Pertanyaan Mario menohok jantung logika publik. Shanxi Sheng’an Mining dikenal bergerak di bidang pertambangan batu bara dan kimia turunan seperti kokas dan metanol. Sementara PT. Indonesia Mitra Jaya selama ini berfokus pada jasa perawatan gedung dan penyediaan kebutuhan industri, jauh dari dunia infrastruktur pelabuhan.
Kecurigaan masyarakat Kaibobu semakin kuat setelah mengetahui bahwa penandatanganan MoU itu dilakukan tanpa sepengetahuan DPRD Maluku dan DPRD SBB, dua lembaga yang secara hukum mewakili suara rakyat dalam pengawasan kebijakan pembangunan.
“Jika nilai proyeknya mencapai Rp831 miliar dan melibatkan lahan luas, mengapa prosesnya seolah dilakukan diam-diam tanpa persetujuan lembaga resmi dan masyarakat adat?” tutur Mario dengan nada kecewa.
Lebih jauh, data yang mencuat menambah kejanggalan. MoU menyebutkan lahan proyek seluas 500 hektar di Desa Waisarisa, namun menurut catatan lokal, lahan eks PT. Djayanti Group di lokasi tersebut hanya sekitar 68 hektar.
“Kalau 68 hektar saja milik eks perusahaan lama, sisanya dari mana? Apakah tanah masyarakat Kaibobu akan digarap tanpa izin?” tegas Mario.
Warga Kaibobu mengingatkan bahwa tanah petuanan mereka memiliki status hukum adat yang diakui negara. Mereka menuntut transparansi dan pelibatan penuh masyarakat adat sebelum satu meter pun tanah digusur.

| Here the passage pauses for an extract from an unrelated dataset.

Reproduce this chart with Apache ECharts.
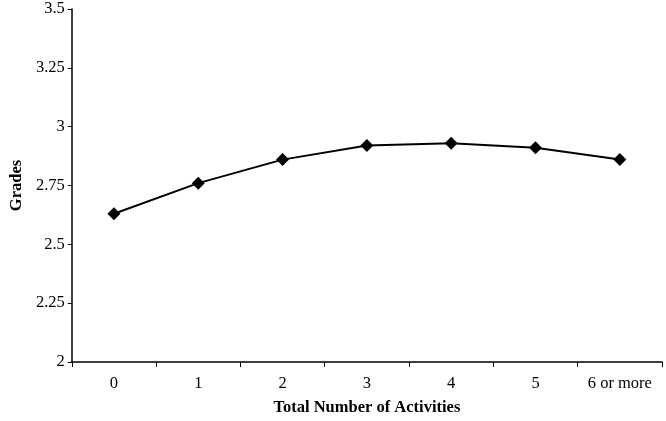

“Pelibatan masyarakat bukan hanya etika, tapi kewajiban hukum. Pemerintah dan investor harus membuka komunikasi dan melakukan konsultasi publik agar investasi tidak berujung konflik,” tambahnya.
Kini, publik menanti kejelasan dari pemerintah pusat dan daerah: apakah proyek senilai ratusan miliar rupiah ini benar-benar untuk kepentingan rakyat Maluku, atau hanya bagian dari agenda bisnis global yang menempatkan masyarakat adat sebagai penonton di tanah sendiri.